Stable 9M25 margin. MSC’s PBT margin expanded marginally by 0.2ppt YoY to 6.8% in 9MFY25 (vs 6.6% in 9MFY24), supported by stronger performance from the tin mining segment, which recorded a PBT of RM91.3m in 9MFY25 compared with RM83.4m in 9MFY24, mainly due to higher tin production volumes. However, the smelting division weakened materially as refined tin sales volumes declined following the gas-pipeline incident in 2QFY25, which disrupted Pulau Indah operations and led to a temporary shutdown. The resulting production shortfall drove Tin Smelting PBT to deteriorate from RM5.8m to a loss of RM5.3m, despite a modest improvement in average tin prices.

 

Sungai Perak & RHT Shutdown. RHT was shut for approximately three weeks following the Sungai Perak river discolouration, alongside neighbouring mines as a precautionary measure. Management attributed the incident to heavy rainfall and elevated natural mineral runoff, though no conclusive source identified, and reiterated that RHT operates a closed-loop water system. Mining is expected to resume around 4–5 December. Based on a c.3-week disruption and an assumed c.11 t/day run-rate, we estimate RHT's 4QFY25 production could decline by c.20–25%, translating into a single-digit impact on group refined tin output, with limited full-year impact as 9MFY25 volumes already account for 80% of FY25 forecasts. The sand and tailings plant is expected to be commissioned shortly after resumption, targeting c.3 t/day of incremental output over a 3–6 month ramp-up or (by 2QFY26).

 

Ore Supply & Inventory Dynamics. Ore intake remains approximately 25% lower YoY, largely due to tight global supply conditions. Management expects a gradual improvement in feedstock availability as mining activity normalises in Myanmar and Indonesia, alongside new supply from Tasmania, Australia, where one supplier has already committed a minimum of 4,000 tonnes annually to MSC. Inventory is carried at weighted-average cost, which continues to rise in tandem with elevated LME tin prices. As at 3QFY25, tin stock stood at c.5,932 MT, comprising 2,753 MT of intermediates and c.3,200 MT of refined tin valued near prevailing spot prices. Tin intermediates carry a significantly lower implied valuation of c.USD20,000/t, well below current tin prices. As MSC continues to procure new ore and tin at higher prices, the weighted-average inventory cost trends upwards. Hence, inventory value cannot be directly inferred from flat price assumptions versus last year.

 

New Mining Technology & REE Co-Mining. MSC is testing a borehole and airlift mining method to extract ore without open pits or tunnelling.
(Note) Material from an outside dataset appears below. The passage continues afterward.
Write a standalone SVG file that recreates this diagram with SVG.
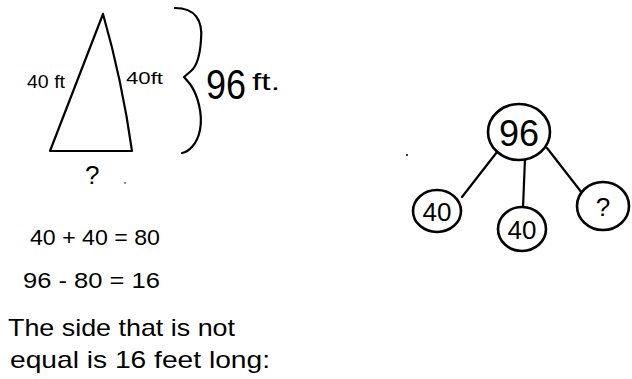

While technically viable, the project remains in the testing phase across different geological conditions, with no commercial timeline committed, as management adopts a cautious approach following the river incident. In parallel, MSC is exploring rare earth co-mining from residual material after tin extraction to generate dual revenue streams from a single mining cost base. Capital requirements are described as modest, with no production or timeline guidance at this stage.

 

Butterworth Decommissioning. The decommissioning of the Butterworth smelter remains on track for completion by end-December 2025. Upon full closure, MSC will remove duplicated overheads previously incurred alongside Pulau Indah operations and transition to a structurally leaner cost base, supported by a significantly lower labour requirement. Management expects the full cost savings from this rationalisation to be fully reflected from FY26 onwards.

 

Earnings revision. We maintain our earnings forecast, as MSC’s FY25 performance is still expected to fall within our projections. The temporary shutdown of RHT does not materially affect our estimates, given that conservative assumptions on tin ore output are already embedded in our model.

 

Valuation. We maintain a BUY call on MSC with an unchanged target price of RM1.70, derived from a 12x FY26F EPS of 14.1sen and an ascribed three-star ESG rating. Our investment case continues to be underpinned by (i) improving ore visibility and incremental tailings contribution, (ii) structural efficiency gains as smelting fully consolidates at Pulau Indah, and (iii) MSC’s entrenched position as the world’s largest independent tin smelter.

 

Risks. Tin price volatility, feedstock supply disruption, and commissioning delays at the sand-tailings plant may weigh on earnings and margin recovery.